EARLIER this week, Hungary, Ireland, Sweden and Ukraine completed the final qualification round-up to secure places in European finals which are to take place in France next summer.
Hungary’s 1-0 win was in part down to a fine string of saves from their goalkeeper Kiraly, known for wearing jogging bottoms. If he plays in the finals, he will become the first player in his fifth decade to participate at a UEFA European tournament when he turns 40 next year. Despite using three managers over the course of their qualification campaign, a brilliant goal from Tamas Priskin did them all proud and sent them through.
Ukraine had to battle hard before securing a place for a second consecutive time courtesy of Andriy Yarmolenko, who made it 1-1 on the night in what was a very spirited display by the Slovenians. Ukraine had controlled the first leg at home 2-0, but the game almost began to slip from then when they conceded after 11 minutes when home skipper Bostjan Cesar headed in from close range. But they failed to create enough chances to take the game to extra time, ultimately succumbing to a 3-1 defeat on aggregate.
Two goals from Jon Walters against Bosnia-Herzegovina saw Ireland end their long road to European qualification on a high. Ireland’s win came six years after they were memorably denied World Cup qualification through Thierry Henry’s infamous handball, but on Monday night there really did seem to have the luck of the Irish. The men in green were awarded a controversial penalty by Dutch referee Bjorn Kuipers in the 24th-minute after Bosnia’s Ervin Zukanovic was harshly adjudged to have handled a Daryl Murphy cross. Walters volleyed in again on the 74th minute to all but send the Republic through. The Republic’s journey has epitomised the successful partnership between manager Martin O’Neill and his accomplice Roy Keane, who took over after Ireland’s dismal Euros campaign four years ago under Italian Giovanni Trappatoni.

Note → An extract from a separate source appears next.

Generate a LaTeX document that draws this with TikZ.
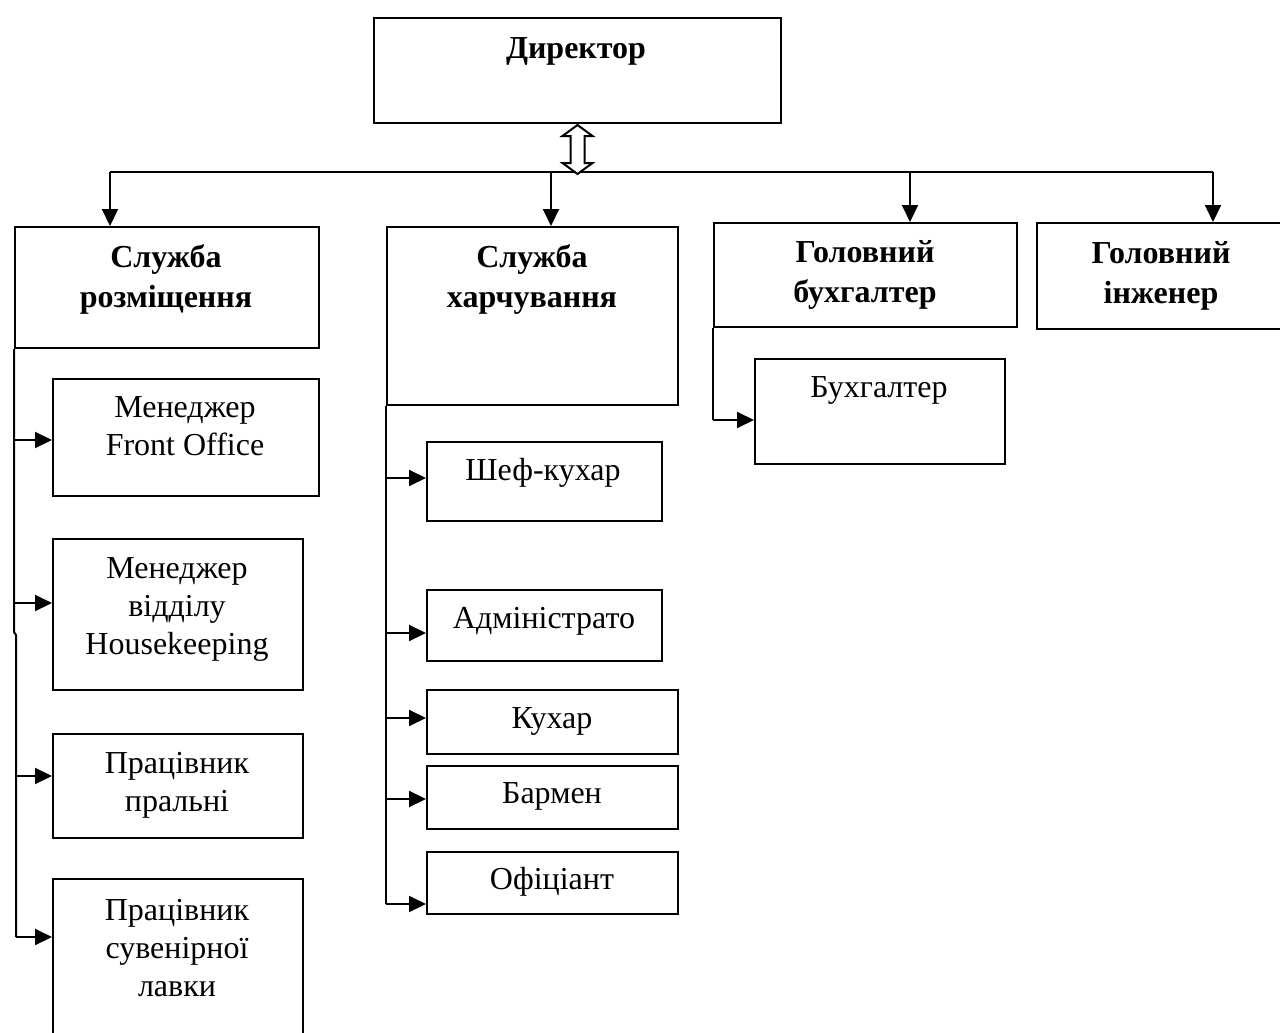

A double from Zlatan Ibrahimovic secured a 4-3 aggregate victory over neighbours Denmark to reach their fifth successive European Championship. Having lead 2-1 from the first leg, the Swedes opened the scoring with Ibrahimovic’s scruffy first-time shot from Kim Kallstrom’s corner before later curling in a 25-yard free-kick to all but seal a finals spot. Denmark levelled on the night through Yussuf Poulsen and Jannik Vestergaard, but fell two goals short on aggregate.Sweden looked like the more dominant side and, although the Danes didn’t disgrace themselves and rallied in the second half, the Swedes earned the revenge that they were no doubt seeking for their 2010 World Cup play-off defeat by their Scandinavian rivals.
So, the stage is now set for the Euros in France next summer and the spotlight will, shine for the first time on the footballing minnows of Europe in what could be described as a dawning of a new era for international European football.